PROBLEM DESCRIPTION =
Write out the data again exactly, skipping every picture.

MATERIAL =
** Begin **

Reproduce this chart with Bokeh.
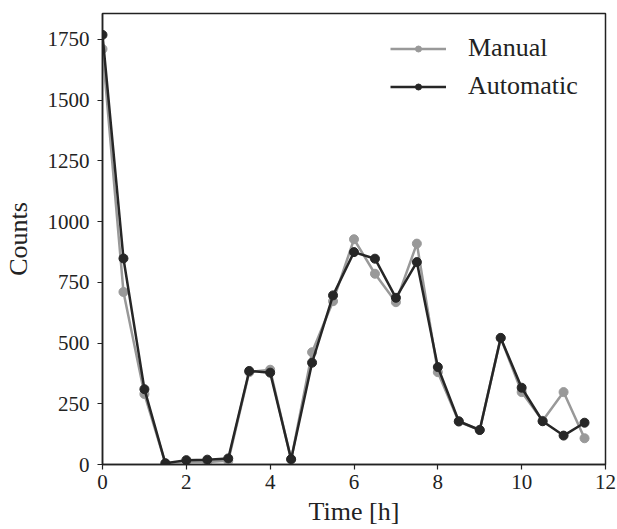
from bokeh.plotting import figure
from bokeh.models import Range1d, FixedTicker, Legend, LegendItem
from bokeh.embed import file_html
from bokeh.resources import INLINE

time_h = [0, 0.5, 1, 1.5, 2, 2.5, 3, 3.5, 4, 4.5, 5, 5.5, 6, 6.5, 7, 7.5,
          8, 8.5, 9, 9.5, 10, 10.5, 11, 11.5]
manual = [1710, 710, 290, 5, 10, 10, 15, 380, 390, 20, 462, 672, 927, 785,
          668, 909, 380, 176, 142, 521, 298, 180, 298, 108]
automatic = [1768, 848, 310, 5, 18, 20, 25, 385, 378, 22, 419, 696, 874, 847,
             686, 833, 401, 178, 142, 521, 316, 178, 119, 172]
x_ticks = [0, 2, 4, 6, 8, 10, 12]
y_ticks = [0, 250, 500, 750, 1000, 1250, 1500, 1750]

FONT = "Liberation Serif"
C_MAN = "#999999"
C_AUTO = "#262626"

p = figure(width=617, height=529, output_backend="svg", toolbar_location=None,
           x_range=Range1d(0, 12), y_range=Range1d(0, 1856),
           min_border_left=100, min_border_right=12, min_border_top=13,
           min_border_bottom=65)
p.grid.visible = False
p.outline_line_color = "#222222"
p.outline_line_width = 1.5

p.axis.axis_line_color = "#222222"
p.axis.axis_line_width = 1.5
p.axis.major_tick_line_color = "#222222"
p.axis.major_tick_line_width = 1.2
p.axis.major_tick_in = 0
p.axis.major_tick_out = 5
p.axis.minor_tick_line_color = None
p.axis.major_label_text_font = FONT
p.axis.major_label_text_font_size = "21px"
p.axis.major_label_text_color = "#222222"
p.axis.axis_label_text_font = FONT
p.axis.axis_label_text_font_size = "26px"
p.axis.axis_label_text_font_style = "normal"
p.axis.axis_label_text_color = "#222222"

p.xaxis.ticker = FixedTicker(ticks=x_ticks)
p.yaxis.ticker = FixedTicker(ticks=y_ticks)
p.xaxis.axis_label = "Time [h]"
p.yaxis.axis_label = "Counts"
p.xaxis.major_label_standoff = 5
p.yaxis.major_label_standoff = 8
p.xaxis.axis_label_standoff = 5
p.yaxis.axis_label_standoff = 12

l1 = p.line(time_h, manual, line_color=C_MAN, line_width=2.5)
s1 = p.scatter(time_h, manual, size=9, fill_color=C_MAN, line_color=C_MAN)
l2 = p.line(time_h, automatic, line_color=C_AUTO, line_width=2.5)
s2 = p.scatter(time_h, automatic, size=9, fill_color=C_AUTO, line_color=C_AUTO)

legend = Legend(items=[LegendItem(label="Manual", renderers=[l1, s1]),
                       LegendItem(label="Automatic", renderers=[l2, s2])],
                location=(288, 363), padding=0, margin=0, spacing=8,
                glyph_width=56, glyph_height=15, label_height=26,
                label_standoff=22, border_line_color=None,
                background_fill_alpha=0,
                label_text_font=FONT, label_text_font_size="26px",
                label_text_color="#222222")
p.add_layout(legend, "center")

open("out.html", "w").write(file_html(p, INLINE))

** End **

EXERCISE RESULT =
Reproduce this chart with Bokeh.
from bokeh.plotting import figure
from bokeh.models import Range1d, FixedTicker, Legend, LegendItem
from bokeh.embed import file_html
from bokeh.resources import INLINE

time_h = [0, 0.5, 1, 1.5, 2, 2.5, 3, 3.5, 4, 4.5, 5, 5.5, 6, 6.5, 7, 7.5,
          8, 8.5, 9, 9.5, 10, 10.5, 11, 11.5]
manual = [1710, 710, 290, 5, 10, 10, 15, 380, 390, 20, 462, 672, 927, 785,
          668, 909, 380, 176, 142, 521, 298, 180, 298, 108]
automatic = [1768, 848, 310, 5, 18, 20, 25, 385, 378, 22, 419, 696, 874, 847,
             686, 833, 401, 178, 142, 521, 316, 178, 119, 172]
x_ticks = [0, 2, 4, 6, 8, 10, 12]
y_ticks = [0, 250, 500, 750, 1000, 1250, 1500, 1750]

FONT = "Liberation Serif"
C_MAN = "#999999"
C_AUTO = "#262626"

p = figure(width=617, height=529, output_backend="svg", toolbar_location=None,
           x_range=Range1d(0, 12), y_range=Range1d(0, 1856),
           min_border_left=100, min_border_right=12, min_border_top=13,
           min_border_bottom=65)
p.grid.visible = False
p.outline_line_color = "#222222"
p.outline_line_width = 1.5

p.axis.axis_line_color = "#222222"
p.axis.axis_line_width = 1.5
p.axis.major_tick_line_color = "#222222"
p.axis.major_tick_line_width = 1.2
p.axis.major_tick_in = 0
p.axis.major_tick_out = 5
p.axis.minor_tick_line_color = None
p.axis.major_label_text_font = FONT
p.axis.major_label_text_font_size = "21px"
p.axis.major_label_text_color = "#222222"
p.axis.axis_label_text_font = FONT
p.axis.axis_label_text_font_size = "26px"
p.axis.axis_label_text_font_style = "normal"
p.axis.axis_label_text_color = "#222222"

p.xaxis.ticker = FixedTicker(ticks=x_ticks)
p.yaxis.ticker = FixedTicker(ticks=y_ticks)
p.xaxis.axis_label = "Time [h]"
p.yaxis.axis_label = "Counts"
p.xaxis.major_label_standoff = 5
p.yaxis.major_label_standoff = 8
p.xaxis.axis_label_standoff = 5
p.yaxis.axis_label_standoff = 12

l1 = p.line(time_h, manual, line_color=C_MAN, line_width=2.5)
s1 = p.scatter(time_h, manual, size=9, fill_color=C_MAN, line_color=C_MAN)
l2 = p.line(time_h, automatic, line_color=C_AUTO, line_width=2.5)
s2 = p.scatter(time_h, automatic, size=9, fill_color=C_AUTO, line_color=C_AUTO)

legend = Legend(items=[LegendItem(label="Manual", renderers=[l1, s1]),
                       LegendItem(label="Automatic", renderers=[l2, s2])],
                location=(288, 363), padding=0, margin=0, spacing=8,
                glyph_width=56, glyph_height=15, label_height=26,
                label_standoff=22, border_line_color=None,
                background_fill_alpha=0,
                label_text_font=FONT, label_text_font_size="26px",
                label_text_color="#222222")
p.add_layout(legend, "center")

open("out.html", "w").write(file_html(p, INLINE))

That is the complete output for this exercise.